Major new project to understand public attitudes and community responses to shale gas in the UK

The ASSIST (Attitudes to Shale gaS In Space and Time) project is led by academics at Exeter, Stirling, Edinburgh, Heriot Watt and Cardiff Universities that will shed light on how public responses to shale gas unfold over time at national, regional and local levels.

Protests about hydraulic fracturing ('fracking') of shale gas have taken place in several countries including the UK. Therefore, understanding public attitudes and community responses to shale gas development is a key social science research area, with relevance for communities directly affected by shale gas projects, for developers' 'social license to operate' and for UK policy on energy and climate change.

Given government support for shale gas, local controversy and community objections, it is very important to have a rigorous social science evidence base,” said Professor Devine-Wright, Principal Investigator.

That has not been the case up to now in the UK. This research will provide important evidence for communities and civil society, industry and policy makers in order to better understand public attitudes and community responses to shale gas. 

The proposed research will develop new understandings by integrating perspectives from human geography and social psychology, drawing on core concepts of geographical differentiation, spatial proximity and place attachment.

The project will:

(1)  produce a comprehensive map of UK public attitudes to shale gas, charting differences between geographical areas.

(2) provide a comprehensive analysis of the effect of spatial proximity on UK public attitudes using georeferenced datasets.

(3) capture how public attitudes and community responses unfold over time, using a combination of methods including longitudinal national surveys, social media analyses and local ethnography in case study locations.

(4) critically investigate the rationales and practices of stakeholder engagement with shale gas communities, extending frameworks devised in previous research to go beyond 'NIMBY' (Not In My Back Yard) understandings of community responses.

Dr. Jennifer Dickie of Stirling University said “Understanding public attitudes and engagement with shale gas needs to consider specific geographical context. By integrating existing environmental and economic datasets with new data arising from national surveys, social media and case studies, this project will explore how public attitudes and community engagement might vary across geographical areas, and offer new insights on how socio-economic, political and environmental factors may shape such responses. 

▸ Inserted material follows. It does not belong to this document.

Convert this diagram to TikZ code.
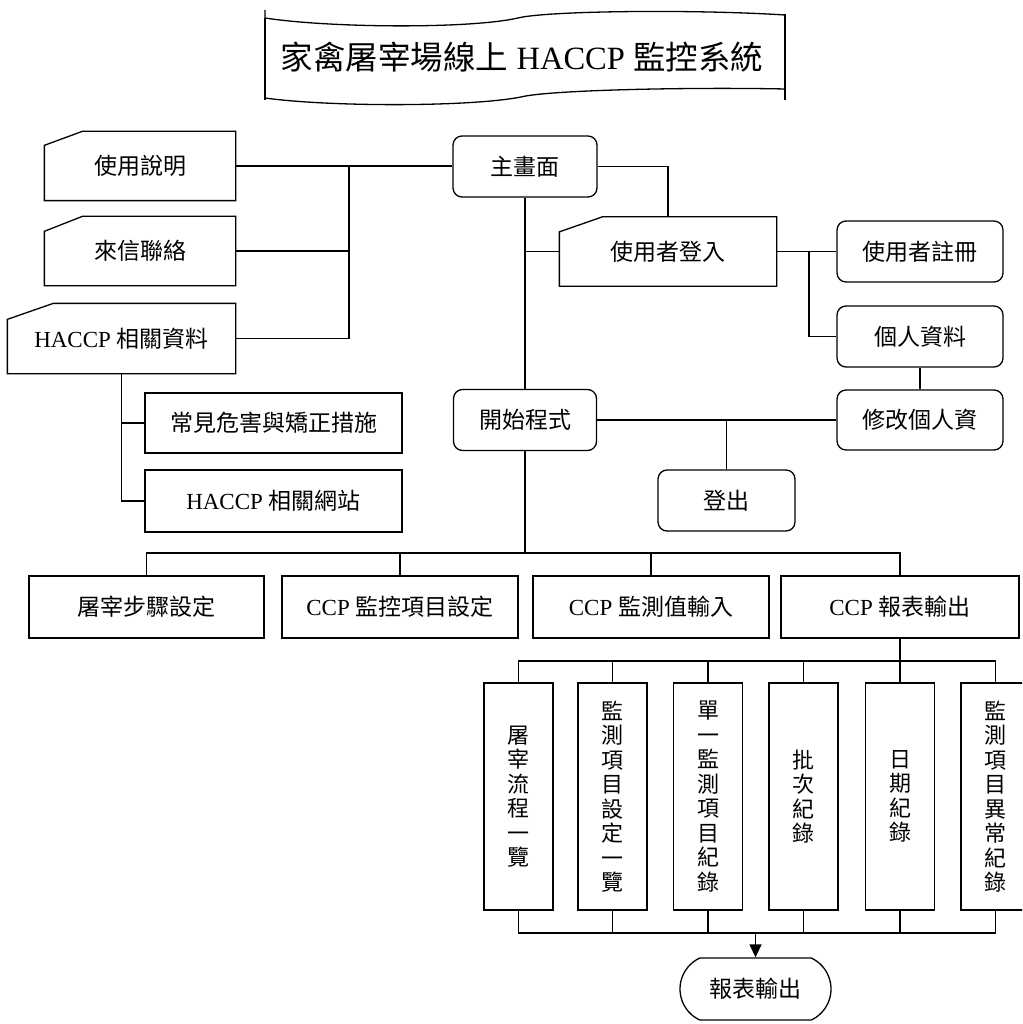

Dr. Darrick Evensen, Edinburgh University said “Despite numerous surveys of public perceptions on this topic in the UK, much remains unknown.  How do perspectives differ across the UK regionally, and on the basis of community characteristics (e.g., poverty, unemployment rates, average income, political leaning)?  How do individuals’ views evolve over time in reaction to major events (e.g., impending shale gas production in England, or the advent of Brexit)? Our innovative use of multilevel data sets (including individual and community-level variables), longitudinal sampling (same individuals at three points in time), and our inclusion in our survey sample of a large number of local residents in areas exposed to development will help answer such questions.”

The project will have multiple benefits and impacts, including capacity building of less experienced researchers, engagement with national and local stakeholders from public, private and NGO sectors and the sharing of research findings that are expected to attract local, national and international interest.

The research will begin on 1st September, last for 3 years, and is funded by the Natural Environment Research Council and the Economic and Social Research Council.